** BEGIN **

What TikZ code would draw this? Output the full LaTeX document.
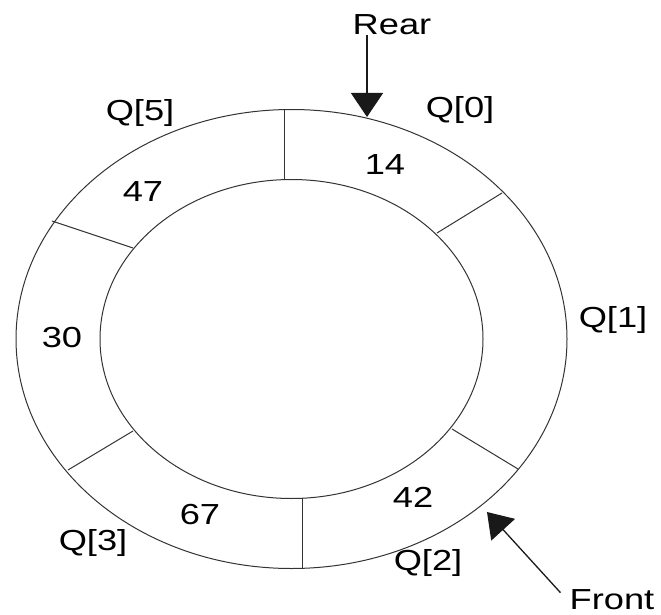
\documentclass[tikz,border=0pt]{standalone}
\usepackage{fontspec}
\usepackage{graphicx}
\setmainfont{Liberation Sans}
\usetikzlibrary{arrows.meta,calc}
\newcommand{\widetxt}[1]{\scalebox{1.25}[1]{#1}}
\begin{document}
\begin{tikzpicture}[x=1pt,y=-1pt,
  ring/.style={line width=1pt, draw=black!80},
  divider/.style={line width=1pt, draw=black!80},
  lbl/.style={font=\fontsize{29}{34}\selectfont, inner sep=0pt},
  ptr/.style={line width=1.3pt, draw=black!90, -{Triangle[width=32pt,length=24pt]}}]
\useasboundingbox (0,0) rectangle (661,615);
% rings
\coordinate (c) at (291.5,339);
\draw[ring] (c) ellipse [x radius=275.5, y radius=229.5];
\draw[ring] (c) ellipse [x radius=191.5, y radius=159.5];
% division points
\coordinate (o0) at (284,109);  \coordinate (i0) at (284,179);
\coordinate (o1) at (502,193);  \coordinate (i1) at (437,233);
\coordinate (o2) at (518,469);  \coordinate (i2) at (452,429);
\coordinate (o3) at (302,568);  \coordinate (i3) at (302,498);
\coordinate (o4) at (68,470);   \coordinate (i4) at (133,431);
\coordinate (o5) at (52,221);   \coordinate (i5) at (133,248);
\foreach \k in {0,...,5} \draw[divider] (o\k) -- (i\k);
% values
\node[lbl] (v14) at (385,165) {\widetxt{14}};
\node[lbl] (v47) at (143,192) {\widetxt{47}};
\node[lbl] (v30) at (62,338) {\widetxt{30}};
\node[lbl] (v67) at (200,515) {\widetxt{67}};
\node[lbl] (v42) at (413,497) {\widetxt{42}};
% index labels
\node[lbl] (q0) at (460,110) {\widetxt{Q[0]}};
\node[lbl] (q1) at (613,320) {\widetxt{Q[1]}};
\node[lbl] (q2) at (428,563) {\widetxt{Q[2]}};
\node[lbl] (q3) at (93,543) {\widetxt{Q[3]}};
\node[lbl] (q5) at (140,113) {\widetxt{Q[5]}};
% pointers
\node[lbl] (rear) at (392,25) {\widetxt{Rear}};
\node[lbl] (front) at (612,600) {\widetxt{Front}};
\coordinate (rt) at (367,117);
\coordinate (ft) at (487,512);
\draw[ptr] (rear.south -| rt) -- (rt);
\draw[ptr] ($(front.north west)+(-9,3)$) -- (ft);
\end{tikzpicture}
\end{document}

** END **

DIRECTIVE: Restate the listing above word for word, and skip the pictures.

SOLUTION FOR THIS EXERCISE:
What TikZ code would draw this? Output the full LaTeX document.
\documentclass[tikz,border=0pt]{standalone}
\usepackage{fontspec}
\usepackage{graphicx}
\setmainfont{Liberation Sans}
\usetikzlibrary{arrows.meta,calc}
\newcommand{\widetxt}[1]{\scalebox{1.25}[1]{#1}}
\begin{document}
\begin{tikzpicture}[x=1pt,y=-1pt,
  ring/.style={line width=1pt, draw=black!80},
  divider/.style={line width=1pt, draw=black!80},
  lbl/.style={font=\fontsize{29}{34}\selectfont, inner sep=0pt},
  ptr/.style={line width=1.3pt, draw=black!90, -{Triangle[width=32pt,length=24pt]}}]
\useasboundingbox (0,0) rectangle (661,615);
% rings
\coordinate (c) at (291.5,339);
\draw[ring] (c) ellipse [x radius=275.5, y radius=229.5];
\draw[ring] (c) ellipse [x radius=191.5, y radius=159.5];
% division points
\coordinate (o0) at (284,109);  \coordinate (i0) at (284,179);
\coordinate (o1) at (502,193);  \coordinate (i1) at (437,233);
\coordinate (o2) at (518,469);  \coordinate (i2) at (452,429);
\coordinate (o3) at (302,568);  \coordinate (i3) at (302,498);
\coordinate (o4) at (68,470);   \coordinate (i4) at (133,431);
\coordinate (o5) at (52,221);   \coordinate (i5) at (133,248);
\foreach \k in {0,...,5} \draw[divider] (o\k) -- (i\k);
% values
\node[lbl] (v14) at (385,165) {\widetxt{14}};
\node[lbl] (v47) at (143,192) {\widetxt{47}};
\node[lbl] (v30) at (62,338) {\widetxt{30}};
\node[lbl] (v67) at (200,515) {\widetxt{67}};
\node[lbl] (v42) at (413,497) {\widetxt{42}};
% index labels
\node[lbl] (q0) at (460,110) {\widetxt{Q[0]}};
\node[lbl] (q1) at (613,320) {\widetxt{Q[1]}};
\node[lbl] (q2) at (428,563) {\widetxt{Q[2]}};
\node[lbl] (q3) at (93,543) {\widetxt{Q[3]}};
\node[lbl] (q5) at (140,113) {\widetxt{Q[5]}};
% pointers
\node[lbl] (rear) at (392,25) {\widetxt{Rear}};
\node[lbl] (front) at (612,600) {\widetxt{Front}};
\coordinate (rt) at (367,117);
\coordinate (ft) at (487,512);
\draw[ptr] (rear.south -| rt) -- (rt);
\draw[ptr] ($(front.north west)+(-9,3)$) -- (ft);
\end{tikzpicture}
\end{document}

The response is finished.